Alas, Biolizer XN was bereft of fish and chicken feathers.  No, of course I didn't mean fish feathers and chicken feathers, I meant chicken feathers and fish, okay? Worse, the new liquid fertilizer parading under the organic Biolizer XN label contained ammonium chloride and ammonium sulfate, dastardly synthetic chemicals!  Needless to say, the OMRI folks would likely have had a coronary when asked to certify the product lacking the fish faces and chicken lips.

Sometime around December 2006, Townsley stopped selling Biolizer XN as an organic product but by then some $6 million bucks of this crap was fraudulently sold as in compliance with its certified organic provenance. It seems the crap hit the fan (yeah, nice euphemism) after the California Department of Food & Agriculture launched an investigation of the product. Townsley and his company were in trouble - about to get flushed down the criminal justice toilet.

On June 1, 2010, a federal grand jury in San Francisco, CA indicted Townsely on:

  • 8 counts of mail fraud;
  • 2 counts of making false statements; and
  • 1 count of conspiring to commit mail fraud.
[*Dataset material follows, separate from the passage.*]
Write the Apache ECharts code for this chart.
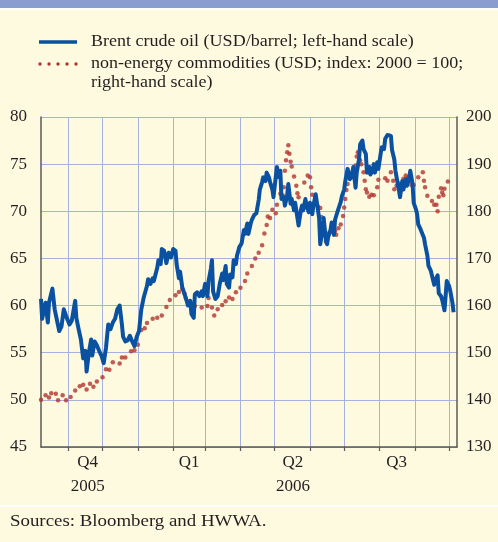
<!DOCTYPE html>
<html>
<head>
<meta charset="utf-8">
<script src="https://cdn.jsdelivr.net/npm/echarts@6/dist/echarts.min.js"></script>
<style>
  html, body { margin: 0; padding: 0; background: #fdfae0; }
  #chart { width: 498px; height: 542px; }
</style>
</head>
<body>
<div id="chart"></div>
<script>
// days counted from 8 Oct 2005
var brentDay = [0, 1, 2, 4, 6, 7, 8, 10, 12, 16, 18, 20, 22, 25, 27, 30, 31, 33, 35, 37, 39, 40, 42, 44, 45, 47, 49, 51, 53, 55, 57, 59, 61, 63, 65, 67, 69, 71, 72, 74, 76, 78, 80, 82, 84, 86, 88, 90, 93, 94, 96, 98, 99, 102, 103, 105, 106, 108, 110, 112, 114, 116, 118, 119, 121, 122, 124, 126, 127, 129, 131, 132, 134, 135, 137, 139, 141, 142, 144, 146, 147, 149, 150, 151, 153, 155, 157, 159, 160, 162, 163, 165, 166, 168, 169, 171, 172, 174, 176, 178, 179, 181, 182, 184, 185, 187, 189, 191, 192, 194, 195, 197, 198, 200, 201, 203, 204, 205, 207, 209, 210, 211, 213, 214, 216, 217, 219, 220, 222, 223, 225, 226, 228, 229, 230, 232, 233, 235, 236, 238, 239, 241, 242, 244, 245, 247, 248, 250, 251, 252, 254, 255, 257, 258, 260, 261, 263, 264, 266, 267, 269, 270, 271, 273, 274, 276, 277, 279, 280, 282, 283, 285, 286, 288, 289, 291, 292, 293, 295, 296, 298, 299, 301, 302, 304, 305, 307, 308, 310, 311, 312, 314, 315, 317, 318, 320, 321, 323, 324, 326, 327, 329, 330, 331, 333, 334, 336, 337, 339, 340, 342, 343, 345, 346, 348, 349, 351, 352, 354, 355, 356, 358, 359, 361, 362];
var brentVal = [60.7, 58.6, 58.7, 60.3, 58.2, 60.3, 60.5, 61.8, 59.6, 57.3, 57.8, 59.6, 58.9, 58.0, 58.4, 60.5, 58.7, 57.5, 56.4, 54.4, 55.2, 53.0, 55.0, 56.4, 54.7, 56.2, 55.8, 55.2, 54.7, 53.9, 55.5, 58.0, 57.5, 58.2, 58.6, 59.6, 60.0, 58.0, 56.7, 56.2, 56.3, 56.8, 56.2, 55.7, 56.7, 57.3, 59.6, 60.8, 62.1, 62.8, 62.3, 62.9, 62.6, 64.0, 64.8, 64.4, 66.0, 65.8, 64.5, 65.6, 65.1, 66.0, 65.8, 64.4, 62.9, 63.6, 61.9, 61.2, 60.8, 60.0, 60.5, 59.1, 58.7, 61.2, 61.4, 61.0, 61.5, 61.0, 62.3, 61.0, 62.6, 63.9, 64.8, 61.5, 60.7, 61.0, 62.4, 63.4, 62.7, 64.2, 62.3, 61.9, 63.3, 63.0, 64.8, 64.4, 65.3, 66.2, 66.6, 68.0, 67.6, 68.7, 67.6, 68.7, 69.1, 69.6, 69.8, 71.2, 72.3, 73.1, 73.6, 73.2, 74.1, 73.6, 73.1, 72.3, 71.5, 72.6, 74.7, 73.6, 74.3, 71.3, 71.5, 70.6, 71.7, 72.9, 70.8, 71.3, 70.1, 70.9, 69.3, 68.5, 70.1, 70.6, 70.1, 71.3, 70.6, 69.9, 70.9, 69.7, 70.6, 71.8, 71.8, 69.3, 66.5, 68.0, 69.3, 66.9, 66.5, 67.3, 68.0, 68.8, 67.5, 69.1, 69.9, 69.7, 71.0, 71.6, 72.3, 73.2, 74.5, 74.1, 73.4, 73.9, 74.7, 72.5, 74.1, 75.5, 77.1, 77.5, 76.6, 76.1, 74.1, 74.7, 73.9, 74.3, 75.0, 74.1, 75.2, 74.5, 76.1, 76.8, 76.6, 77.7, 78.1, 78.1, 78.0, 76.5, 75.5, 74.3, 73.6, 72.3, 71.5, 73.2, 72.3, 73.4, 72.7, 73.4, 74.3, 72.9, 70.9, 70.2, 69.7, 68.6, 68.1, 67.9, 67.2, 66.5, 65.3, 64.2, 63.7, 63.2, 62.2, 62.7, 63.2, 61.3, 61.0, 60.6, 59.5, 61.0, 62.6, 62.1, 61.6, 60.3, 59.3];

var commDay = [0, 4, 7, 9, 13, 15, 19, 22, 26, 30, 34, 37, 40, 43, 46, 49, 54, 57, 60, 63, 69, 71, 74, 79, 82, 85, 88, 91, 93, 98, 102, 106, 110, 113, 118, 121, 124, 126, 127, 130, 132, 133, 135, 141, 146, 147, 150, 152, 155, 159, 162, 165, 168, 171, 175, 179, 181, 185, 188, 191, 194, 196, 198, 199, 201, 203, 206, 207, 210, 212, 213, 214, 215, 216, 217, 218, 219, 220, 222, 224, 225, 226, 231, 234, 236, 237, 238, 241, 243, 245, 246, 248, 249, 250, 253, 256, 258, 259, 261, 263, 265, 266, 267, 268, 269, 272, 275, 276, 277, 278, 280, 281, 283, 284, 285, 286, 288, 290, 292, 295, 296, 302, 304, 307, 309, 310, 312, 314, 318, 320, 322, 325, 327, 331, 335, 336, 337, 339, 343, 345, 347, 348, 349, 351, 352, 353, 354, 357];
var commVal = [140.0, 141.0, 140.5, 141.4, 141.3, 139.9, 141.0, 139.9, 140.6, 142.0, 142.9, 143.2, 142.2, 143.4, 142.8, 143.9, 144.8, 146.5, 146.4, 148.0, 147.7, 149.0, 149.0, 150.3, 150.5, 151.7, 154.8, 155.2, 156.3, 157.2, 157.4, 157.9, 159.7, 161.2, 162.2, 162.9, 163.5, 162.5, 161.6, 160.9, 159.2, 158.4, 159.9, 159.6, 159.9, 161.6, 159.6, 157.9, 159.2, 160.1, 160.9, 161.7, 161.4, 162.8, 163.8, 165.2, 166.8, 168.4, 170.0, 171.2, 172.8, 175.3, 177.1, 178.9, 178.6, 180.3, 179.6, 181.4, 183.7, 183.4, 185.1, 188.6, 190.8, 192.5, 194.0, 192.2, 190.5, 189.5, 187.4, 185.4, 183.8, 183.0, 186.1, 187.6, 187.2, 185.1, 183.5, 183.0, 181.0, 180.7, 178.8, 177.2, 175.5, 173.6, 175.5, 175.8, 175.8, 175.0, 176.4, 177.2, 179.0, 180.8, 182.6, 184.5, 185.8, 187.1, 187.9, 189.7, 191.6, 192.5, 190.8, 190.0, 188.3, 186.5, 184.7, 184.0, 183.1, 183.5, 183.4, 185.1, 186.7, 187.0, 186.5, 188.3, 186.5, 184.7, 185.4, 185.9, 186.9, 187.6, 187.2, 185.6, 185.6, 187.2, 188.3, 186.5, 185.1, 183.3, 182.2, 181.4, 181.4, 180.0, 183.1, 184.9, 184.0, 183.4, 184.8, 186.3];

// month starts (Nov 2005 .. Oct 2006) and mid-quarter label positions, as day offsets
var monthStartDay = [24, 54, 85, 116, 144, 175, 205, 236, 266, 297, 328, 358];
var quarterDay = [41, 130, 221, 312];
var quarterText = ['Q4\n2005', 'Q1', 'Q2\n2006', 'Q3'];

var FONT = 'Liberation Serif';
var TXT = '#231f20';
var BLUE = '#0a51a1';
var RED = '#b0342f';
var GRID = '#a5b1de';
var AXIS = '#5a5a5a';

var chart = echarts.init(document.getElementById('chart'));
chart.setOption({
  animation: false,
  backgroundColor: '#fdfae0',
  grid: { left: 41, right: 41, top: 117, bottom: 95 },
  xAxis: {
    type: 'value',
    min: 0,
    max: 365,
    axisLine: { onZero: false, lineStyle: { color: AXIS, width: 1.5 } },
    axisTick: { show: true, length: 4, customValues: monthStartDay, lineStyle: { color: AXIS, width: 1.2 } },
    axisLabel: {
      customValues: quarterDay,
      margin: 4,
      fontFamily: FONT, fontSize: 17, color: TXT, lineHeight: 24,
      formatter: function (v) {
        var i = quarterDay.indexOf(Math.round(v));
        return i < 0 ? '' : quarterText[i];
      }
    },
    splitLine: { show: true, lineStyle: { color: GRID, width: 1 } }
  },
  yAxis: [{
    type: 'value', min: 45, max: 80, interval: 5,
    axisLine: { show: true, lineStyle: { color: AXIS, width: 1.5 } },
    axisTick: { show: false },
    axisLabel: { margin: 14, fontFamily: FONT, fontSize: 17, color: TXT },
    splitLine: { show: true, lineStyle: { color: GRID, width: 1 } }
  }, {
    type: 'value', min: 130, max: 200, interval: 10, position: 'right',
    axisLine: { show: true, lineStyle: { color: AXIS, width: 1.5 } },
    axisTick: { show: false },
    axisLabel: { margin: 9, fontFamily: FONT, fontSize: 17, color: TXT },
    splitLine: { show: false }
  }],
  series: [{
    name: 'Brent crude oil',
    type: 'line',
    showSymbol: false,
    data: brentDay.map(function (d, i) { return [d, brentVal[i]]; }),
    lineStyle: { color: BLUE, width: 4, join: 'round' }
  }, {
    name: 'non-energy commodities',
    type: 'scatter',
    yAxisIndex: 1,
    symbolSize: 4.5,
    data: commDay.map(function (d, i) { return [d, commVal[i]]; }),
    itemStyle: { color: RED }
  }],
  graphic: [
    { type: 'rect', shape: { x: 0, y: 0, width: 498, height: 8 }, style: { fill: '#8b9dd0' } },
    { type: 'rect', shape: { x: 0, y: 8, width: 498, height: 2 }, style: { fill: '#ffffff' } },
    { type: 'line', shape: { x1: 39, y1: 42, x2: 77, y2: 42 }, style: { stroke: BLUE, lineWidth: 3.3 } },
    { type: 'circle', shape: { cx: 40, cy: 64, r: 1.7 }, style: { fill: RED } },
    { type: 'circle', shape: { cx: 49, cy: 64, r: 1.7 }, style: { fill: RED } },
    { type: 'circle', shape: { cx: 58, cy: 64, r: 1.7 }, style: { fill: RED } },
    { type: 'circle', shape: { cx: 67, cy: 64, r: 1.7 }, style: { fill: RED } },
    { type: 'circle', shape: { cx: 76, cy: 64, r: 1.7 }, style: { fill: RED } },
    { type: 'text', x: 91, y: 42, scaleX: 1.06, style: { text: 'Brent crude oil (USD/barrel; left-hand scale)', font: '17px "Liberation Serif"', fill: TXT, verticalAlign: 'middle' } },
    { type: 'text', x: 91, y: 64, scaleX: 1.06, style: { text: 'non-energy commodities (USD; index: 2000 = 100;', font: '17px "Liberation Serif"', fill: TXT, verticalAlign: 'middle' } },
    { type: 'text', x: 91, y: 83, scaleX: 1.06, style: { text: 'right-hand scale)', font: '17px "Liberation Serif"', fill: TXT, verticalAlign: 'middle' } },
    { type: 'rect', shape: { x: 0, y: 505, width: 498, height: 2 }, style: { fill: '#ffffff' } },
    { type: 'text', x: 10, y: 522, scaleX: 1.11, style: { text: 'Sources: Bloomberg and HWWA.', font: '17px "Liberation Serif"', fill: TXT, verticalAlign: 'middle' } }
  ]
});
</script>
</body>
</html>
The Indictment was unsealed on October 13, 2010, after Townsley was arrested at Los Angeles International Airport on October 9, 2010.  TheIndictment charged Townsley with engaging in a scheme to defraud purchasers of organic fertilizers, and the agency that approves fertilizers as organic, by falsely representing his company's fertilizer to be an organic product when he knew that the product contained prohibited synthetic materials. If convicted, Townsley faced the following maximum statutory penalties:

  • Mail Fraud and Conspiracy To Commit Mail Fraud (per count): 20 years of imprisonment, $250,000 fine; restitution
  • Making False Statements (per count): 5 years of imprisonment; $250,000 fine

Following the filing on July 7, 2011, of a Superseding Indictment charging one count of conspiracy to commit mail fraud and seven counts of mail fraud,  Townsley pleaded guilty to two counts of mail fraud on February 22, 2012.  On November 7, 2012, Townsley was sentenced to:

  • 364 days in prison;
  • 6 months of community confinement during which time he must perform 1,000 hours of community service in one or more community organic farming projects;
  • 3 years of supervised release with he first six months of that term in a halfway house
  • $125,000 fine.

The fraud initially came to the attention of the California Department of Food and Agriculture through a whistle-blower employed at Townsley's company. Apparently, the organic liquid fertilizer business is a cutthroat one.  You better watch where you step.